Classic Hollywood: Errol Flynn, the World War II years


Joan Crawford once said that Errol Flynn was the “most beautiful man who ever lived.”

The Tasmanian-born Flynn had looks, charm and athleticism to spare. He became an overnight sensation with the swashbuckling 1935 classic “Captain Blood” and followed that with 1936’s “The Charge of the Light Brigade,” 1938’s “The Adventures of Robin Hood” and 1940’s “The Sea Hawk.”

Errol Flynn films: The Classic Hollywood column in Wednesday’s Calendar about war films starring Errol Flynn misidentified film historian Frank Thompson as Frank Thomas. —

Errol Flynn films: In Wednesday’s Calendar section, the caption with a photo accompanying the Classic Hollywood column about Errol Flynn’s war movies misidentified two of the actors from the 1945 movie “Objective, Burma!” The caption said the actors, from left to right, were George Tobias, George Tyne, Flynn and John Alvin. The correct lineup, left to right, is Tobias, Anthony Caruso, Flynn and Tyne. —

That success notwithstanding, Flynn, who became a U.S. citizen in 1942, was turned down by every branch of the military because of a weak ticker, recurrent malaria, chronic back pain, chronic TB and a variety of venereal diseases. So the actor fought World War II in five eclectic action-adventure movies, which are being released on DVD this week by Warner Home Video.

“Errol Flynn Adventures” features 1942’s “Desperate Journey,” 1943’s “Edge of Darkness,” 1943’s “Northern Pursuit,” 1944’s “Uncertain Glory” and 1945’s “Objective, Burma!” Each disc includes coming attractions, newsreels, shorts and cartoons of the era. And with “Objective, Burma!” there also is fact-filled, breezy commentary from film historians Rudy Behlmer and Frank Thomas and film music historian Jon Burlingame.

During the time he was making his war films for Warner Bros., Flynn’s personal life was in turmoil. In the fall of 1942, his unlisted phone number was found among the possessions of 17-year-old Betty Hansen, who had come from the Midwest to visit her sister in Hollywood and had gone missing. After she was found, Hansen said that she had had sex with him at a party at actor Bruce Cabot’s house. To make matters worse, the L.A. district attorney disclosed that a 16-year-old, Peggy Satterlee, had also accused Flynn of having sex with her during a party on his yacht. Soon, he was on trial for statutory rape.

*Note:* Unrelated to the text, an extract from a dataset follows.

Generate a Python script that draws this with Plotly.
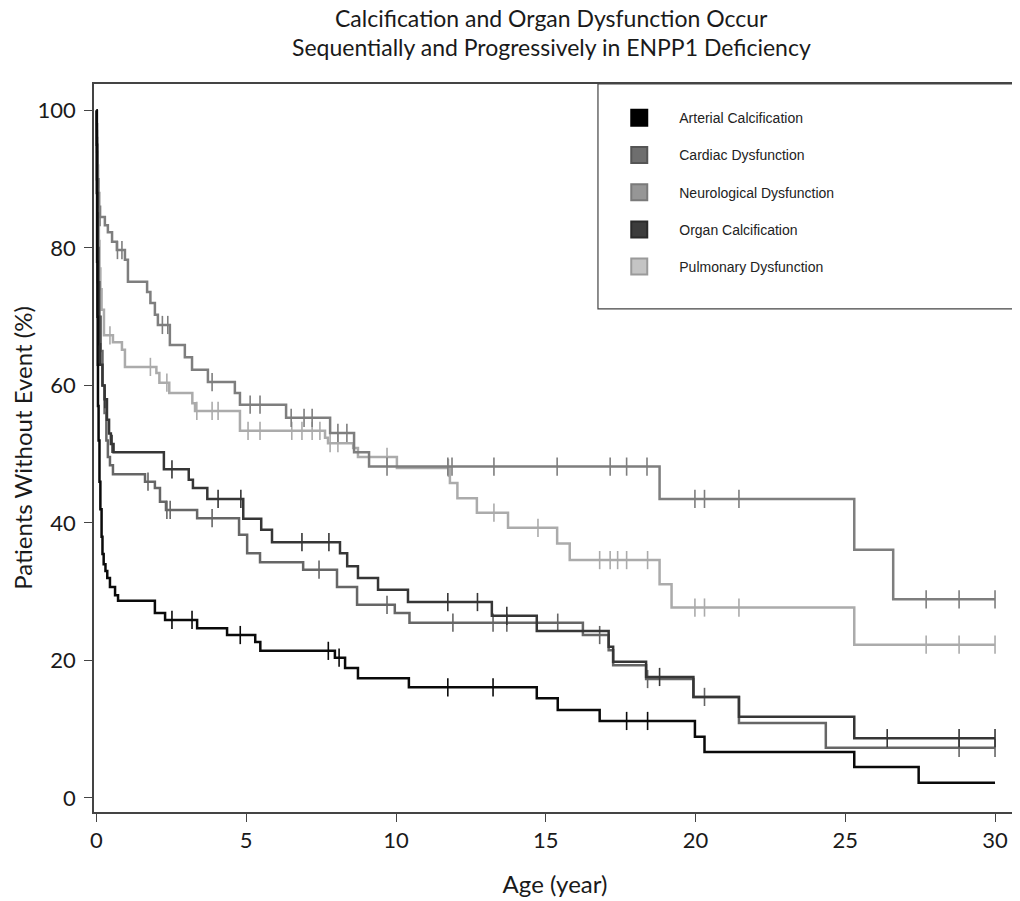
import numpy as np
import plotly.graph_objects as go

# ---------------- data ----------------
title_lines = ["Calcification and Organ Dysfunction Occur",
               "Sequentially and Progressively in ENPP1 Deficiency"]
series_names = ["Arterial Calcification", "Cardiac Dysfunction", "Neurological Dysfunction",
                "Organ Calcification", "Pulmonary Dysfunction"]

art_t = [0, 0.01, 0.02, 0.03, 0.04, 0.05, 0.07, 0.1, 0.13, 0.17, 0.2, 0.24, 0.3, 0.36, 0.45, 0.62, 0.72,
         1.95, 2.29, 3.36, 4.36, 5.3, 5.47, 7.96, 8.3, 8.73, 10.43, 14.7, 15.4, 16.8, 19.98, 20.3, 25.3, 27.45, 30.0]
art_s = [100, 88, 78, 70, 63, 57, 52, 46, 42, 38, 35.5, 34, 33, 32, 30.7, 29.5, 28.7,
         26.9, 25.9, 24.7, 23.7, 22.7, 21.4, 20.4, 18.9, 17.4, 16.1, 14.5, 12.8, 11.2, 8.9, 6.7, 4.5, 2.2, 2.2]
art_c = [2.52, 3.19, 4.8, 7.74, 8.1, 11.73, 13.24, 17.7, 18.4]

car_t = [0, 0.01, 0.02, 0.03, 0.05, 0.07, 0.1, 0.14, 0.2, 0.27, 0.33, 0.38, 0.45, 0.55, 1.62, 1.95, 2.12, 2.32,
         3.36, 4.76, 5.03, 5.46, 6.9, 8.03, 8.7, 9.96, 10.45, 16.24, 17.1, 17.25, 18.35, 19.93, 21.45, 24.35, 30.0]
car_s = [100, 95, 90, 85, 80, 75, 70, 65, 60, 56, 52, 49.6, 48.4, 47.1, 46.0, 45.1, 43.1, 41.9,
         40.7, 38.3, 35.6, 34.3, 33.2, 30.7, 28.1, 26.9, 25.5, 23.7, 21.5, 19.3, 17.3, 14.7, 10.9, 7.3, 7.3]
car_c = [1.72, 2.35, 2.46, 3.86, 7.43, 9.7, 11.9, 13.24, 13.7, 15.4, 16.8, 18.4, 20.3, 28.8, 30.0]

neu_t = [0, 0.01, 0.02, 0.03, 0.04, 0.05, 0.07, 0.09, 0.12, 0.28, 0.38, 0.52, 0.68, 0.95, 1.05, 1.69, 1.8,
         1.95, 2.05, 2.45, 2.95, 3.19, 3.72, 4.62, 4.79, 6.33, 7.8, 8.6, 9.1, 18.8, 25.3, 26.6, 30.0]
neu_s = [100, 98, 96, 94, 92, 90, 88, 86, 84.5, 83.3, 82.3, 80.9, 79.7, 78.3, 75.1, 73.6, 72.0,
         70.3, 68.8, 65.9, 64.1, 62.3, 60.5, 58.9, 57.2, 55.3, 53.1, 50.3, 48.2, 43.5, 36.1, 28.9, 28.9]
neu_c = [0.03, 0.06, 0.12, 0.7, 0.85, 2.2, 2.38, 3.86, 5.13, 5.46, 6.5, 6.93, 7.2, 8.06, 8.36, 9.7,
         11.73, 11.87, 13.27, 15.38, 17.15, 17.7, 18.38, 19.98, 20.3, 21.45, 27.7, 28.8, 30.0]

org_t = [0, 0.01, 0.02, 0.03, 0.04, 0.05, 0.07, 0.09, 0.12, 0.2, 0.27, 0.35, 0.42, 0.48, 0.57, 2.25, 3.08, 3.22,
         3.7, 4.9, 5.5, 5.86, 8.13, 8.37, 8.73, 9.4, 10.4, 13.2, 14.7, 17.1, 17.25, 18.35, 19.93, 21.45, 25.3, 30.0]
org_s = [100, 95, 90, 85, 80, 75, 70, 66, 63, 60, 58, 55, 53, 51.5, 50.3, 47.8, 46.3, 45.1,
         43.5, 40.6, 39.0, 37.2, 35.6, 33.7, 32.0, 30.3, 28.5, 26.5, 24.3, 22.0, 19.8, 17.6, 14.7, 11.8, 8.7, 8.7]
org_c = [0.28, 0.52, 2.52, 4.06, 4.82, 6.86, 7.76, 11.73, 12.72, 13.7, 18.8, 26.4, 28.8, 30.0]

pul_t = [0, 0.01, 0.02, 0.03, 0.04, 0.06, 0.08, 0.1, 0.13, 0.17, 0.25, 0.55, 0.85, 0.95, 2.0, 2.1, 2.43,
         3.2, 3.29, 4.79, 7.63, 7.73, 8.57, 8.73, 10.03, 11.8, 12.05, 12.7, 13.74, 15.38, 15.8, 18.8, 19.2, 25.3, 30.0]
pul_s = [100, 97, 94, 91, 88, 85, 81, 77, 74, 71, 67.3, 66.3, 65.2, 62.7, 61.8, 60.4, 58.9,
         57.4, 56.3, 53.4, 52.4, 51.6, 50.9, 49.6, 48.0, 45.8, 43.6, 41.5, 39.3, 37.0, 34.6, 31.1, 27.7, 22.3, 22.3]
pul_c = [0.45, 1.8, 2.35, 3.35, 3.86, 4.06, 5.06, 5.46, 6.52, 6.86, 7.2, 7.46, 7.8, 8.06, 9.7, 11.75,
         13.27, 14.74, 16.8, 17.15, 17.4, 17.7, 18.4, 19.98, 20.3, 21.45, 27.7, 28.8, 30.0]

x_ticks = [0, 5, 10, 15, 20, 25, 30]
y_ticks = [0, 20, 40, 60, 80, 100]

# ---------------- styling ----------------
line_colors = {
    "Arterial Calcification": "#0a0a0a",
    "Cardiac Dysfunction": "#666666",
    "Neurological Dysfunction": "#7e7e7e",
    "Organ Calcification": "#363636",
    "Pulmonary Dysfunction": "#ababab",
}
legend_fill = {
    "Arterial Calcification": "#000000",
    "Cardiac Dysfunction": "#6e6e6e",
    "Neurological Dysfunction": "#969696",
    "Organ Calcification": "#3c3c3c",
    "Pulmonary Dysfunction": "#c4c4c4",
}
legend_edge = {
    "Arterial Calcification": "#000000",
    "Cardiac Dysfunction": "#555555",
    "Neurological Dysfunction": "#7a7a7a",
    "Organ Calcification": "#2a2a2a",
    "Pulmonary Dysfunction": "#9a9a9a",
}

data = {
    "Arterial Calcification": (art_t, art_s, art_c),
    "Cardiac Dysfunction": (car_t, car_s, car_c),
    "Neurological Dysfunction": (neu_t, neu_s, neu_c),
    "Organ Calcification": (org_t, org_s, org_c),
    "Pulmonary Dysfunction": (pul_t, pul_s, pul_c),
}

draw_order = ["Pulmonary Dysfunction", "Neurological Dysfunction", "Cardiac Dysfunction",
              "Organ Calcification", "Arterial Calcification"]

fig = go.Figure()

for name in draw_order:
    t, s, c = data[name]
    col = line_colors[name]
    fig.add_trace(go.Scatter(x=t, y=s, mode="lines", line=dict(shape="hv", color=col, width=2.5),
                             showlegend=False, hoverinfo="skip"))
    ta = np.array(t)
    sa = np.array(s)
    idx = np.searchsorted(ta, np.array(c), side="right") - 1
    fig.add_trace(go.Scatter(x=c, y=sa[idx], mode="markers",
                             marker=dict(symbol="line-ns", size=13, line=dict(color=col, width=1.6)),
                             showlegend=False, hoverinfo="skip"))

for i, name in enumerate(series_names):
    fig.add_trace(go.Scatter(x=[None], y=[None], mode="markers", name=name, legendgroup="g%d" % i,
                             marker=dict(symbol="square", size=20, color=legend_fill[name],
                                         line=dict(color=legend_edge[name], width=2))))

# legend frame
fig.add_shape(type="rect", xref="paper", yref="paper", x0=0.5466, x1=1.0, y0=0.691, y1=1.0,
              line=dict(color="#444444", width=1.2), fillcolor="rgba(0,0,0,0)", layer="above")

# two-line chart title, one annotation per line
for line_text, ypos in zip(title_lines, [1.0907, 1.0508]):
    fig.add_annotation(text=line_text, xref="paper", yref="paper", x=0.4957, y=ypos,
                       xanchor="center", yanchor="middle", showarrow=False,
                       font=dict(family="Lato", size=23, color="#1a1a1a"))

# the page adds an 8 px body margin, so margins are reduced by 8 on the left/top
fig.update_layout(
    width=1020, height=901,
    margin=dict(l=86, r=12, t=76, b=97, autoexpand=False),
    paper_bgcolor="white", plot_bgcolor="white",
    legend=dict(x=0.548, y=0.975, xanchor="left", yanchor="top", bgcolor="rgba(0,0,0,0)",
                font=dict(family="Liberation Sans, Arial", size=14, color="#222222"),
                tracegroupgap=16, traceorder="grouped", itemwidth=70),
    showlegend=True,
)

fig.update_xaxes(range=[-0.083, 30.70], tickvals=x_ticks, ticks="outside", ticklen=8, tickwidth=1.2,
                 tickcolor="#444444", showline=True, linecolor="#444444", linewidth=1.5, mirror=True,
                 showgrid=False, zeroline=False, automargin=False,
                 tickfont=dict(family="Lato", size=22, color="#1a1a1a"),
                 title=dict(text="Age (year)", font=dict(family="Lato", size=24, color="#1a1a1a"), standoff=24))
fig.update_yaxes(range=[-2.04, 103.85], tickvals=y_ticks, ticks="outside", ticklen=8, tickwidth=1.2,
                 tickcolor="#444444", showline=True, linecolor="#444444", linewidth=1.5, mirror=True,
                 showgrid=False, zeroline=False, automargin=False, ticklabelstandoff=4,
                 tickfont=dict(family="Lato", size=22, color="#1a1a1a"),
                 title=dict(text="Patients Without Event (%)", font=dict(family="Lato", size=24, color="#1a1a1a"),
                            standoff=2))

fig.write_html("out.html")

He was eventually acquitted of any wrongdoing and in one respect, at least, came out ahead: He wound up marrying 18-year-old Nora Eddington, whom he met through her job at the Hall of Justice.

Here’s a look at the films:

“Desperate Journey”

Made in early 1942 before his rape trial, “Desperate Journey” is the least successful of the films in this collection. Directed by Raoul Walsh, it’s almost a comedic romp through Germany. The film revolves around an RAF Flying Fortress whose crew is assigned to bomb deep into Germany. After they are shot down, they must take on the Nazis to get back to England. Flynn plays a charming Australian and Ronald Reagan is a fun-loving American.

“Edge of Darkness”

Far more dramatic is this adventure, directed by Lewis Milestone, about the inhabitants of a small Norwegian fishing town who rise up against the Nazis. Flynn is at his heroic best as the leader of the resistance.

Production was difficult because Flynn was dealing with the rape trial and had trouble concentrating on acting. But perhaps the biggest scandal was that Flynn spent his downtime romancing costar Ann Sheridan, who was married to George Brent.

“Northern Pursuit”

With Walsh directing again, Flynn stars as a Canadian Mountie of German descent who captures a downed Luftwaffe pilot (Helmut Dantine) who is also the head of a secret spy ring. Flynn is recruited to pretend he is sympathetic to the Nazi cause in order to crush them.

“Uncertain Glory”

Flynn gives an understated performance as a French roué on the lam for murder who decides to turn himself in as a saboteur in order to save the lives of 100 people in a small French village. Paul Lukas plays a dogged French detective. Walsh directed.

The film was made just after Flynn had signed a big new contract with Warner Bros. that granted him more power over story, casting and directors. He later told an interviewer that the role was “the best I’ve ever had.”

“Objective, Burma!”

A more mature Flynn heads the ensemble cast of Walsh’s lengthy but inspiring 1945 epic, which the British later condemned because the film paid no attention to the role that England played in Burma. It also has come under criticism for its depiction of the Japanese people, but in 1945 those negative depictions were de rigueur. A huge critical and commercial hit, the film was nominated for three Oscars, including for Franz Waxman’s pulsating score.

Flynn was reportedly well-behaved on the set. Walsh later said that “Errol was on his good behavior because he was writing a book when I was not using him. Between being gung ho with his men and typing his life story, he had no time for anymore than half a dozen drinks, which to him was almost total abstinence.”